Aim of the exercise
Set down the full listing exactly as given. Any pictures are to be left out.

↓↓↓

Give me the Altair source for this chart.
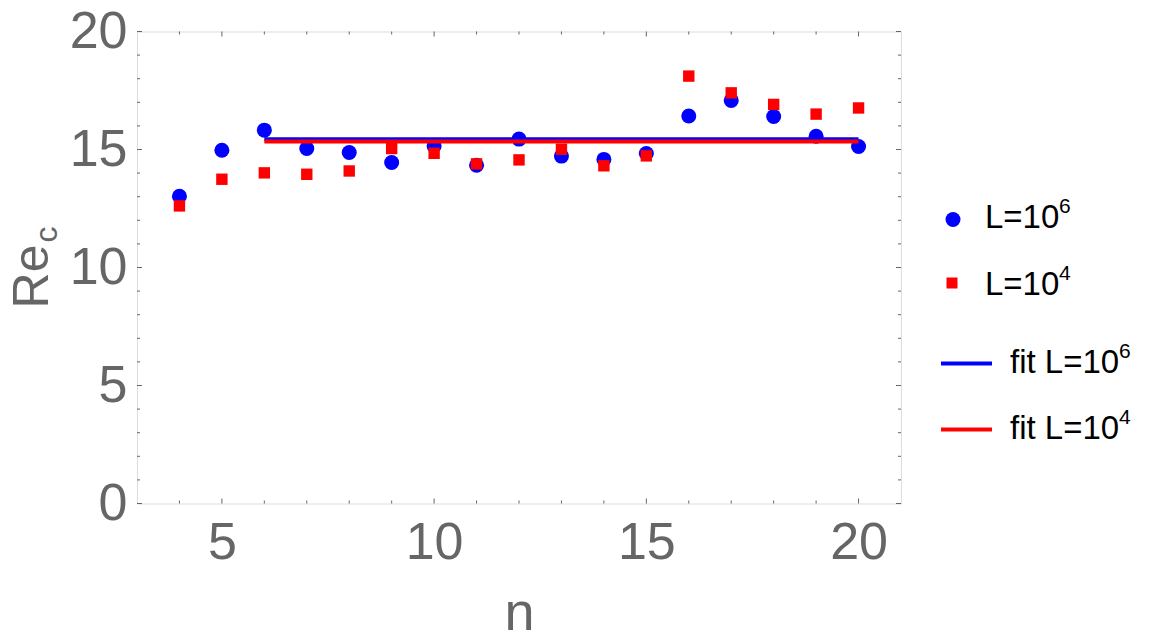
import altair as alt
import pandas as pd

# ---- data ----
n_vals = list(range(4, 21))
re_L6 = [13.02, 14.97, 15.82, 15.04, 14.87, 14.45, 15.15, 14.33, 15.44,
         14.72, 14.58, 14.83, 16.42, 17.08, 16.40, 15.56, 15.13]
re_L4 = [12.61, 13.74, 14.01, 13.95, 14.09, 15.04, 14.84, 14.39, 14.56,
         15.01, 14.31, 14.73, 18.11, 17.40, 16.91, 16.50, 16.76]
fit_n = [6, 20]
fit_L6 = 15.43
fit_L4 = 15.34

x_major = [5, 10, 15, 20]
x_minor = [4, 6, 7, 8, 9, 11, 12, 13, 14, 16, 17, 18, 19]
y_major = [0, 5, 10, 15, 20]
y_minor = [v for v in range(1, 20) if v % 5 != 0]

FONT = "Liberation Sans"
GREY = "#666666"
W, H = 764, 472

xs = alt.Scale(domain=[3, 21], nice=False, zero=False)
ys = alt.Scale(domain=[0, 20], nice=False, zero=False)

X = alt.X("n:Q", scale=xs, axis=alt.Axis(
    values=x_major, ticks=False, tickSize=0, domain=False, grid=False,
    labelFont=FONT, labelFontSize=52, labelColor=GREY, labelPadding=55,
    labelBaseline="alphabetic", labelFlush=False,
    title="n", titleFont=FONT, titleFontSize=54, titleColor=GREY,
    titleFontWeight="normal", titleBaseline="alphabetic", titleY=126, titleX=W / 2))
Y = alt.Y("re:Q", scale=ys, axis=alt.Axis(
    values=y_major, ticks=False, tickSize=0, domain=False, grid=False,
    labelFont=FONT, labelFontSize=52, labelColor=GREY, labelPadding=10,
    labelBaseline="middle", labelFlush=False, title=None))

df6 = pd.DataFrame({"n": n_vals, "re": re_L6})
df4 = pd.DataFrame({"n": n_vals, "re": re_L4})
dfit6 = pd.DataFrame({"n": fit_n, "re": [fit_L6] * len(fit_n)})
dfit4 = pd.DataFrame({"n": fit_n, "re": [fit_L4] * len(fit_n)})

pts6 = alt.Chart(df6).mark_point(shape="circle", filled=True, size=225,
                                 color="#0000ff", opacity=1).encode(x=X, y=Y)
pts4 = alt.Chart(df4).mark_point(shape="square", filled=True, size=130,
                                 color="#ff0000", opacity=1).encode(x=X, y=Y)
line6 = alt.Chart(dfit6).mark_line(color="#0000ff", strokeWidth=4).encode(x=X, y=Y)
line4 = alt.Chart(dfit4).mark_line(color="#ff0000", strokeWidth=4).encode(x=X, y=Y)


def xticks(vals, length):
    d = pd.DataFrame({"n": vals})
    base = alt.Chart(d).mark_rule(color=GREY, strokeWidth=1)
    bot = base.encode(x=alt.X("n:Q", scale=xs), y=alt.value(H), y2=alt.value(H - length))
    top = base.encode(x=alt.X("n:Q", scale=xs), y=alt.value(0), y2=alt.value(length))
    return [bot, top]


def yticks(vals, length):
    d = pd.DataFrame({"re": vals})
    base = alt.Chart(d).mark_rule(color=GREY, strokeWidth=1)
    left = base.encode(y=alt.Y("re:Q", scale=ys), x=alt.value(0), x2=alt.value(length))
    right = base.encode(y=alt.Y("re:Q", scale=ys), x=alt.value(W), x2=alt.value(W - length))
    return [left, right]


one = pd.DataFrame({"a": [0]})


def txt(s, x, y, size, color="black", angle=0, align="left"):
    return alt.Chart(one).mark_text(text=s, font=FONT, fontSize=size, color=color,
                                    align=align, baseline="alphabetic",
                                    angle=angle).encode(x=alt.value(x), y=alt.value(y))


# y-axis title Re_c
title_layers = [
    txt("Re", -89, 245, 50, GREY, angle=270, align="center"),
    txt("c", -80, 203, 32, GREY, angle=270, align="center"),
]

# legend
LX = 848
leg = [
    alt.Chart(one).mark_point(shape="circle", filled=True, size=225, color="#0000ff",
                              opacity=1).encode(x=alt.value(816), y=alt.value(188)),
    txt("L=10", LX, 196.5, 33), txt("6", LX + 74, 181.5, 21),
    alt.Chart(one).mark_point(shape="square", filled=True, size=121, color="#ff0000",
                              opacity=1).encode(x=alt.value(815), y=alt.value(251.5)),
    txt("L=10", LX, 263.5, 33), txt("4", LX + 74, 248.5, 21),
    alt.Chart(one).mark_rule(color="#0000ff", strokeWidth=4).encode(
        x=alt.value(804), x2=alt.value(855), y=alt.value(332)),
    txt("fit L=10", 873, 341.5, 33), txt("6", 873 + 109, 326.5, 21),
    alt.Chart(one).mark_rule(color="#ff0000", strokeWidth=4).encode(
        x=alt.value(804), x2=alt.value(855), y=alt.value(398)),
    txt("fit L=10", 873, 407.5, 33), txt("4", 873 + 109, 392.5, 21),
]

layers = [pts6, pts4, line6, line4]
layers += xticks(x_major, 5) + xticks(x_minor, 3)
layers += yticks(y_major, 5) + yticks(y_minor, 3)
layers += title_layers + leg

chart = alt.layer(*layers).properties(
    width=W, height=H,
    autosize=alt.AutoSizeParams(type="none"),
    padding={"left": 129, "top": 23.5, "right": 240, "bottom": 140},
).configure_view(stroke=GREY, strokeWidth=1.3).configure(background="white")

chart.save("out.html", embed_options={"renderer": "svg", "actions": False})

↑↑↑

Response to the task
Give me the Altair source for this chart.
import altair as alt
import pandas as pd

# ---- data ----
n_vals = list(range(4, 21))
re_L6 = [13.02, 14.97, 15.82, 15.04, 14.87, 14.45, 15.15, 14.33, 15.44,
         14.72, 14.58, 14.83, 16.42, 17.08, 16.40, 15.56, 15.13]
re_L4 = [12.61, 13.74, 14.01, 13.95, 14.09, 15.04, 14.84, 14.39, 14.56,
         15.01, 14.31, 14.73, 18.11, 17.40, 16.91, 16.50, 16.76]
fit_n = [6, 20]
fit_L6 = 15.43
fit_L4 = 15.34

x_major = [5, 10, 15, 20]
x_minor = [4, 6, 7, 8, 9, 11, 12, 13, 14, 16, 17, 18, 19]
y_major = [0, 5, 10, 15, 20]
y_minor = [v for v in range(1, 20) if v % 5 != 0]

FONT = "Liberation Sans"
GREY = "#666666"
W, H = 764, 472

xs = alt.Scale(domain=[3, 21], nice=False, zero=False)
ys = alt.Scale(domain=[0, 20], nice=False, zero=False)

X = alt.X("n:Q", scale=xs, axis=alt.Axis(
    values=x_major, ticks=False, tickSize=0, domain=False, grid=False,
    labelFont=FONT, labelFontSize=52, labelColor=GREY, labelPadding=55,
    labelBaseline="alphabetic", labelFlush=False,
    title="n", titleFont=FONT, titleFontSize=54, titleColor=GREY,
    titleFontWeight="normal", titleBaseline="alphabetic", titleY=126, titleX=W / 2))
Y = alt.Y("re:Q", scale=ys, axis=alt.Axis(
    values=y_major, ticks=False, tickSize=0, domain=False, grid=False,
    labelFont=FONT, labelFontSize=52, labelColor=GREY, labelPadding=10,
    labelBaseline="middle", labelFlush=False, title=None))

df6 = pd.DataFrame({"n": n_vals, "re": re_L6})
df4 = pd.DataFrame({"n": n_vals, "re": re_L4})
dfit6 = pd.DataFrame({"n": fit_n, "re": [fit_L6] * len(fit_n)})
dfit4 = pd.DataFrame({"n": fit_n, "re": [fit_L4] * len(fit_n)})

pts6 = alt.Chart(df6).mark_point(shape="circle", filled=True, size=225,
                                 color="#0000ff", opacity=1).encode(x=X, y=Y)
pts4 = alt.Chart(df4).mark_point(shape="square", filled=True, size=130,
                                 color="#ff0000", opacity=1).encode(x=X, y=Y)
line6 = alt.Chart(dfit6).mark_line(color="#0000ff", strokeWidth=4).encode(x=X, y=Y)
line4 = alt.Chart(dfit4).mark_line(color="#ff0000", strokeWidth=4).encode(x=X, y=Y)


def xticks(vals, length):
    d = pd.DataFrame({"n": vals})
    base = alt.Chart(d).mark_rule(color=GREY, strokeWidth=1)
    bot = base.encode(x=alt.X("n:Q", scale=xs), y=alt.value(H), y2=alt.value(H - length))
    top = base.encode(x=alt.X("n:Q", scale=xs), y=alt.value(0), y2=alt.value(length))
    return [bot, top]


def yticks(vals, length):
    d = pd.DataFrame({"re": vals})
    base = alt.Chart(d).mark_rule(color=GREY, strokeWidth=1)
    left = base.encode(y=alt.Y("re:Q", scale=ys), x=alt.value(0), x2=alt.value(length))
    right = base.encode(y=alt.Y("re:Q", scale=ys), x=alt.value(W), x2=alt.value(W - length))
    return [left, right]


one = pd.DataFrame({"a": [0]})


def txt(s, x, y, size, color="black", angle=0, align="left"):
    return alt.Chart(one).mark_text(text=s, font=FONT, fontSize=size, color=color,
                                    align=align, baseline="alphabetic",
                                    angle=angle).encode(x=alt.value(x), y=alt.value(y))


# y-axis title Re_c
title_layers = [
    txt("Re", -89, 245, 50, GREY, angle=270, align="center"),
    txt("c", -80, 203, 32, GREY, angle=270, align="center"),
]

# legend
LX = 848
leg = [
    alt.Chart(one).mark_point(shape="circle", filled=True, size=225, color="#0000ff",
                              opacity=1).encode(x=alt.value(816), y=alt.value(188)),
    txt("L=10", LX, 196.5, 33), txt("6", LX + 74, 181.5, 21),
    alt.Chart(one).mark_point(shape="square", filled=True, size=121, color="#ff0000",
                              opacity=1).encode(x=alt.value(815), y=alt.value(251.5)),
    txt("L=10", LX, 263.5, 33), txt("4", LX + 74, 248.5, 21),
    alt.Chart(one).mark_rule(color="#0000ff", strokeWidth=4).encode(
        x=alt.value(804), x2=alt.value(855), y=alt.value(332)),
    txt("fit L=10", 873, 341.5, 33), txt("6", 873 + 109, 326.5, 21),
    alt.Chart(one).mark_rule(color="#ff0000", strokeWidth=4).encode(
        x=alt.value(804), x2=alt.value(855), y=alt.value(398)),
    txt("fit L=10", 873, 407.5, 33), txt("4", 873 + 109, 392.5, 21),
]

layers = [pts6, pts4, line6, line4]
layers += xticks(x_major, 5) + xticks(x_minor, 3)
layers += yticks(y_major, 5) + yticks(y_minor, 3)
layers += title_layers + leg

chart = alt.layer(*layers).properties(
    width=W, height=H,
    autosize=alt.AutoSizeParams(type="none"),
    padding={"left": 129, "top": 23.5, "right": 240, "bottom": 140},
).configure_view(stroke=GREY, strokeWidth=1.3).configure(background="white")

chart.save("out.html", embed_options={"renderer": "svg", "actions": False})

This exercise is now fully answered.